In a sermon titled "The Plundering of Your Property and the Power of Hope", Piper spoke about the suffering Christians endure for their beliefs and practices.
Among the examples Piper discussed, one of them was the issue of "ethnic harmony" in the United States and abroad.
"Over and over again the inequalities crop up. Don't think this is a North-South kind of thing. It is a human issue," said Piper to those gathered.
"And then don't think America, think tribal animosities that take out millions around the world, right? Ethnic hostilities, almost all hostilities in the world are ethnic hostilities."
A native of the South, Piper added that he still sees racial issues even in his current residence north of the Mason-Dixon Line.
"I don't live in Greenville anymore. I live in Minneapolis. Race is the biggest issue in Minneapolis," continued Piper.

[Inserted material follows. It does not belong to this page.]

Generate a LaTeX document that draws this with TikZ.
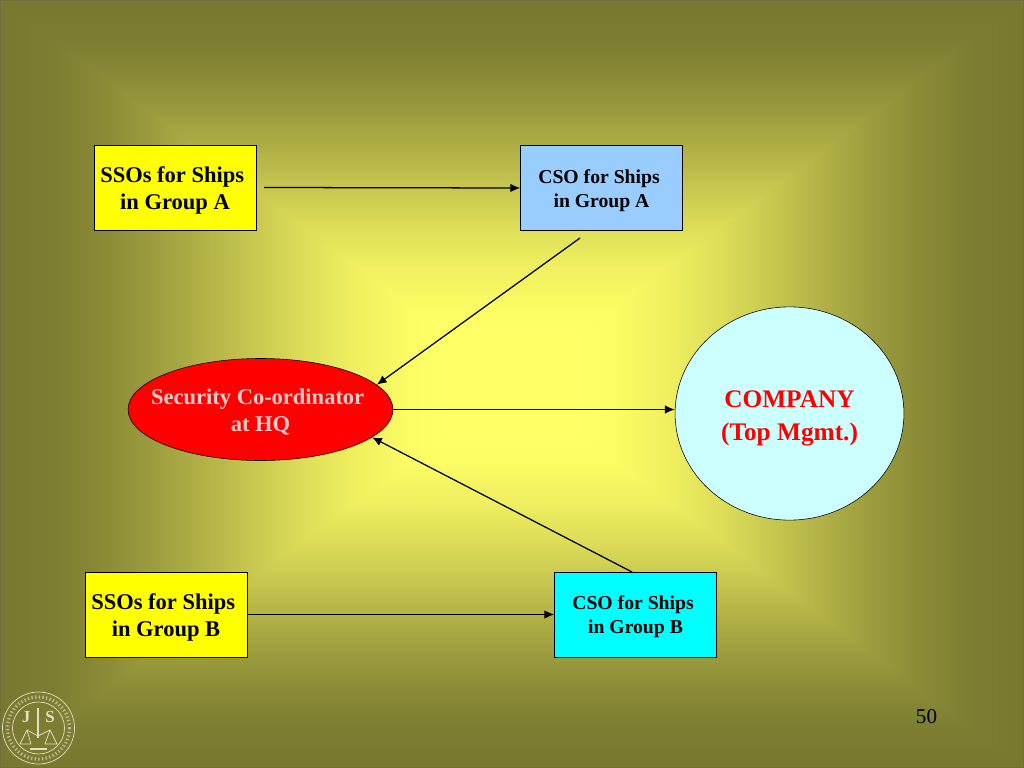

"I don't care how many wonderful laws have been changed in the last 50 years. There are people saying snide, dirty, low down, demeaning things behind others' backs at the place where you work to this very day."
Piper's comments came in advance of the nation observing Black History Month, a time when Americans remember and learn about notable African-Americans past and present.
This year's observance came as many moviegoers saw the hit film "Selma", which showcased a crucial part of the civil rights struggle.
"I saw Selma on Thursday night. I lived Selma. I was on the wrong side," acknowledged Piper in his sermon in Atlanta.
"The John Piper of age 19, or 15, and the John Piper of today, are worlds apart on the race issue. And I am so ashamed of the South I lived in. So ashamed of me."
Piper is not the only Christian leader to recently comment on the past and present racial conflicts in America.
Last month, a group of prominent church leaders from the different racial and denominational backgrounds came together for an event called "The Reconciled Church."
Held at the Potter's House in Texas and hosted by Bishop T. D. Jakes and Bishop Harry Jackson, "The Reconciled Church" featured several Christian leaders including Pastor John Hagee, Alveda King, Dr. Tony Evans, Dr. Samuel Rodriguez, and James Robison.
"In light of recent events and the stark increase in racial tension across the nation, The Potter's House will be hosting The Reconciled Church – an event aimed at addressing these concerns and offering solutions to the racial issues facing America today," read an advertisement for the event.